用HF酸刻蚀熔石英元件，研究刻蚀对元件后表面划痕的形貌结构及损伤性能的影响，探索损伤阈值提升的原因.时域有限差分算法理论计算结果表明：对于含有50 nm直径氧化锆颗粒的划痕，对入射光调制引发场增强的最大值是入射光强的6.1倍，且最强点位于划痕内部氧化锆颗粒附近，而结构相同但不含杂质的划痕引发的最大场增强为入射光强的3.6倍，最强区位于划痕外围；HF酸刻蚀能够有效去除划痕中的杂质，改变划痕结构，增加其宽深比值，经刻蚀的划痕对入射光调制引发场增强降低到入射光强的2.2倍.实验结果表明，经过深度刻蚀的划痕初始损伤阈值较刻蚀之前提高一倍多；光热弱吸收测试仪测试刻蚀后划痕对1 064 nm激光的吸收最大值仅为230 ppm.HF酸刻蚀同时可以提升元件整体损伤阈值，由于元件上无缺陷区域损伤阈值随刻蚀的深入先增加后降低，因此HF酸刻蚀应进行到元件损伤阈值提升到最大值为止.

Fused silica optic was etched by HF solution, the morphology and damage properties of micro subsurface cracks were studied, and factors increased crack damage properties were explored.
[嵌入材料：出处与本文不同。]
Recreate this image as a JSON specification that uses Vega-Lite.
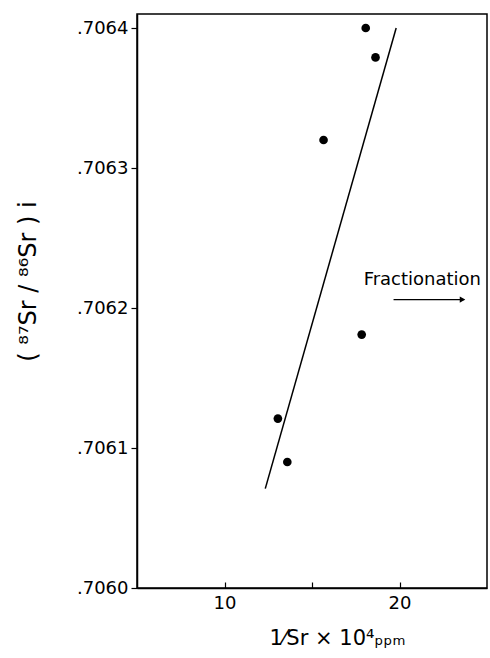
{
  "$schema": "https://vega.github.io/schema/vega-lite/v6.json",
  "width": 350,
  "height": 574,
  "autosize": "none",
  "padding": {"left": 137, "top": 14, "right": 3, "bottom": 70},
  "background": "white",
  "config": {
    "view": {"stroke": "black", "strokeWidth": 1.5},
    "font": "DejaVu Sans",
    "axis": {"grid": false, "domainColor": "black", "tickColor": "black", "labelColor": "black", "titleColor": "black", "labelFont": "DejaVu Sans", "titleFont": "DejaVu Sans", "titleFontWeight": "normal"}
  },
  "datasets": {
    "pts": [
      {"x": 18.07, "y": 0.70640},
      {"x": 18.63, "y": 0.706379},
      {"x": 15.66, "y": 0.70632},
      {"x": 17.84, "y": 0.706181},
      {"x": 13.05, "y": 0.706121},
      {"x": 13.59, "y": 0.70609}
    ],
    "fit": [
      {"x": 12.33, "y": 0.706071},
      {"x": 19.81, "y": 0.70640}
    ],
    "arrow": [
      {"x": 19.66, "y": 0.706206},
      {"x": 23.7, "y": 0.706206}
    ],
    "arrowhead": [
      {"x": 23.6, "y": 0.706206}
    ],
    "note": [
      {"x": 17.95, "y": 0.70622, "t": "Fractionation"}
    ]
  },
  "layer": [
    {
      "data": {"name": "fit"},
      "mark": {"type": "line", "color": "black", "strokeWidth": 1.5},
      "encoding": {
        "x": {"field": "x", "type": "quantitative", "scale": {"domain": [5, 25], "nice": false, "zero": false},
          "axis": {"values": [10, 15, 20], "labelExpr": "datum.value == 15 ? '' : datum.label", "tickSize": -6, "labelPadding": 12, "labelFontSize": 18, "domainWidth": 1.5, "tickWidth": 1.2,
            "title": "1⁄Sr × 10⁴ₚₚₘ", "titleFontSize": 21, "titleX": 200, "titleY": 50, "titleAnchor": "middle", "titleBaseline": "middle"}},
        "y": {"field": "y", "type": "quantitative", "scale": {"domain": [0.7060, 0.70641], "nice": false, "zero": false},
          "axis": {"values": [0.7060, 0.7061, 0.7062, 0.7063, 0.7064], "labelExpr": "replace(format(datum.value, '.4f'), '0.', '.')", "tickSize": 6, "labelPadding": 3, "labelFontSize": 18, "domainWidth": 1.5, "tickWidth": 1.2,
            "title": "( ⁸⁷Sr  /  ⁸⁶Sr )  i", "titleFontSize": 24, "titleX": -109, "titleY": 267, "titleAngle": -90, "titleAnchor": "middle", "titleBaseline": "middle"}}
      }
    },
    {
      "data": {"name": "pts"},
      "mark": {"type": "point", "filled": true, "color": "black", "size": 75, "opacity": 1},
      "encoding": {
        "x": {"field": "x", "type": "quantitative"},
        "y": {"field": "y", "type": "quantitative"}
      }
    },
    {
      "data": {"name": "arrow"},
      "mark": {"type": "line", "color": "black", "strokeWidth": 1.3},
      "encoding": {
        "x": {"field": "x", "type": "quantitative"},
        "y": {"field": "y", "type": "quantitative"}
      }
    },
    {
      "data": {"name": "arrowhead"},
      "mark": {"type": "point", "shape": "triangle-right", "filled": true, "color": "black", "size": 40, "opacity": 1},
      "encoding": {
        "x": {"field": "x", "type": "quantitative"},
        "y": {"field": "y", "type": "quantitative"}
      }
    },
    {
      "data": {"name": "note"},
      "mark": {"type": "text", "align": "left", "baseline": "middle", "fontSize": 18, "color": "black", "clip": true},
      "encoding": {
        "x": {"field": "x", "type": "quantitative"},
        "y": {"field": "y", "type": "quantitative"},
        "text": {"field": "t"}
      }
    }
  ]
}
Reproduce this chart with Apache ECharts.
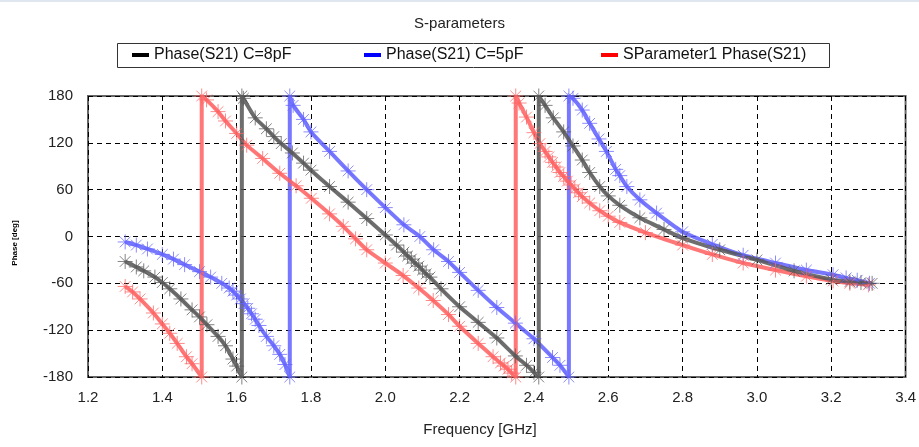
<!DOCTYPE html>
<html>
<head>
<meta charset="utf-8">
<script src="https://cdn.jsdelivr.net/npm/echarts@6/dist/echarts.min.js"></script>
<style>html,body{margin:0;padding:0;background:#fff;}#c{width:919px;height:447px;}</style>
</head>
<body>
<div id="c"></div>
<script>
// ---- data (frequency in GHz, phase in deg) ----
var xTicks = [1.2, 3.4, 0.2];
var yTicks = [-180, 180, 60];

var freq8 = [1.30,1.33,1.35,1.38,1.40,1.42,1.45,1.48,1.50,1.52,1.55,1.57,1.59,1.60,1.614,
  1.614,1.618,1.65,1.68,1.70,1.72,1.75,1.78,1.80,1.85,1.90,1.95,2.00,2.03,2.05,2.06,2.07,2.08,2.09,2.10,2.11,2.12,2.15,2.20,2.25,2.30,2.35,2.38,2.40,2.413,
  2.413,2.43,2.452,2.48,2.505,2.53,2.55,2.577,2.60,2.631,2.685,2.75,2.80,2.90,3.00,3.10,3.20,3.25,3.28,3.31];
var phase8 = [-32,-39,-44,-52,-59,-67,-80,-94,-103,-113,-128,-140,-157,-166,-180,
  180,177,152,138,128,119,107,94,85,64,44,23,2,-11,-20,-25,-29,-34,-38,-43,-48,-52,-67,-90,-110,-130,-153,-165,-174,-180,
  180,168,152,134,116,98,82,64,52,40,24,9,-2,-17,-30,-44,-55,-58,-59,-60];

var freq5 = [1.30,1.33,1.36,1.40,1.43,1.46,1.50,1.53,1.56,1.58,1.59,1.60,1.61,1.62,1.63,1.64,1.65,1.66,1.68,1.70,1.716,1.73,1.743,
  1.743,1.752,1.78,1.80,1.85,1.90,1.95,2.00,2.05,2.093,2.13,2.17,2.20,2.25,2.30,2.35,2.40,2.45,2.47,2.494,
  2.494,2.505,2.53,2.55,2.575,2.595,2.62,2.631,2.65,2.685,2.73,2.80,2.88,2.963,3.05,3.133,3.205,3.24,3.27,3.303];
var phase5 = [-7,-11,-16,-23,-29,-36,-45,-52,-60,-66,-70,-75,-80,-86,-92,-99,-106,-114,-128,-140,-151,-164,-180,
  180,168,150,134,109,84,60,37,15,0,-17,-32,-46,-69,-91,-111,-131,-155,-165,-180,
  180,177,162,145,125,109,86,78,64,47,30,6,-10,-24,-34,-43,-49,-53,-56,-60];

var freqS = [1.30,1.32,1.34,1.376,1.40,1.42,1.44,1.465,1.48,1.506,
  1.506,1.519,1.55,1.57,1.60,1.627,1.67,1.716,1.76,1.801,1.85,1.887,1.92,1.95,2.00,2.048,2.09,2.129,2.17,2.20,2.25,2.29,2.31,2.32,2.33,2.34,2.351,
  2.351,2.36,2.38,2.40,2.416,2.43,2.44,2.45,2.46,2.47,2.48,2.49,2.50,2.51,2.52,2.53,2.55,2.577,2.60,2.631,2.70,2.80,2.88,2.963,3.05,3.133,3.205,3.25,3.30];
var phaseS = [-64,-71,-80,-98,-112,-124,-137,-154,-163,-180,
  180,175,160,148,132,117,100,81,65,49,29,13,-3,-17,-34,-50,-66,-82,-100,-115,-137,-154,-162,-166,-170,-175,-180,
  180,171,153,133,119,109,102,95,89,82,77,71,66,61,56,51,43,33,26,18,5,-11,-23,-34,-43,-51,-57,-60,-62];

var names = ['Phase(S21) C=8pF', 'Phase(S21) C=5pF', 'SParameter1 Phase(S21)'];

function pairs(f, p) { return f.map(function (v, i) { return [v, p[i]]; }); }

var star = 'path://M7,0L7,14M0,7L14,7M2,2L12,12M2,12L12,2';
function mkSeries(name, data, lineColor, markColor) {
  return {
    name: name, type: 'line', data: data, smooth: 0.2,
    symbol: star, symbolSize: 15, showAllSymbol: true,
    lineStyle: { color: lineColor, width: 4 },
    itemStyle: { color: 'rgba(0,0,0,0)', borderColor: markColor, borderWidth: 1 },
    emphasis: { disabled: true }, silent: true
  };
}

var font = 'Liberation Sans, Arial, sans-serif';
var chart = echarts.init(document.getElementById('c'));
function legend(name, color, left) {
  return {
    left: left, top: 47, padding: 0, itemWidth: 17, itemHeight: 4, icon: 'rect',
    selectedMode: false,
    textStyle: { fontSize: 16, color: '#111', fontFamily: font },
    data: [{ name: name, itemStyle: { color: color, borderWidth: 0 } }]
  };
}
chart.setOption({
  animation: false,
  backgroundColor: '#fff',
  title: { text: 'S-parameters', left: 'center', top: 11, textStyle: { fontSize: 15, fontWeight: 'normal', color: '#222', fontFamily: font } },
  legend: [legend(names[0], '#000', 132), legend(names[1], '#0000ff', 364), legend(names[2], '#ff0000', 601)],
  grid: { left: 88, right: 13, top: 96, bottom: 70, show: true, borderColor: '#666', borderWidth: 2 },
  xAxis: {
    type: 'value', min: xTicks[0], max: xTicks[1], interval: xTicks[2],
    axisLine: { show: false }, axisTick: { show: false },
    axisLabel: { fontSize: 15, color: '#222', fontFamily: font, margin: 13, formatter: function (v) { return v.toFixed(1); } },
    splitLine: { show: true, lineStyle: { color: '#000', width: 1, type: [5, 4] } }
  },
  yAxis: {
    type: 'value', min: yTicks[0], max: yTicks[1], interval: yTicks[2],
    axisLine: { show: false }, axisTick: { show: false },
    axisLabel: { fontSize: 15, color: '#222', fontFamily: font, margin: 15 },
    splitLine: { show: true, lineStyle: { color: '#000', width: 1, type: [5, 4] } }
  },
  graphic: [
    { type: 'rect', shape: { x: 0, y: 0, width: 919, height: 2 }, style: { fill: '#dfe6ef' }, silent: true },
    { type: 'rect', shape: { x: 117.5, y: 43.5, width: 712, height: 24 }, style: { fill: 'none', stroke: '#333', lineWidth: 1 }, silent: true, z: -1 },
    { type: 'text', x: 480, y: 430, style: { text: 'Frequency [GHz]', fontSize: 15, fill: '#222', fontFamily: font, textAlign: 'center', textVerticalAlign: 'middle' }, silent: true },
    { type: 'text', x: 15, y: 243, rotation: Math.PI / 2, style: { text: 'Phase [deg]', fontSize: 8, fontWeight: 'bold', fill: '#000', fontFamily: font, textAlign: 'center', textVerticalAlign: 'middle' }, silent: true }
  ],
  series: [
    mkSeries(names[1], pairs(freq5, phase5), 'rgba(95,95,255,0.85)', 'rgba(100,100,255,0.75)'),
    mkSeries(names[2], pairs(freqS, phaseS), 'rgba(255,95,95,0.85)', 'rgba(255,100,100,0.75)'),
    mkSeries(names[0], pairs(freq8, phase8), 'rgba(85,85,85,0.85)', 'rgba(90,90,90,0.75)')
  ]
});
</script>
</body>
</html>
Finite difference time domain algorithm was used to calculate light intensification in the vicinity of cracks. Calculation results show that light intensification caused by crack contained with ZrO2 particle (diameter 50 nm) is 6.1 times of the incident light, and the maximum intensity lies inside the crack and close to the particle. However the light intensification caused by crack with the same structure and without particles inside is 3.6 times of the incident light, and the maximum intensity lies outside the crack. By HF etching, contaminations in crack are eliminated, breath depth ratio of the crack is increased, and light intensification caused by the etched crack is only 2.2 times the incident light. Experimental results also indicate that damage threshold of deeply etched crack is increased by one time, and 1 064 nm absorption of it is only 230 ppm. Damage performance of crack free area is also improved by HF ethcing, but damage threshold of the crack free area does not increase as along as etching proess goes on. It begins to decrease after reaching a maximum value, thus etching process will terminate till damage threshold of the crack free area reaches its maximum value.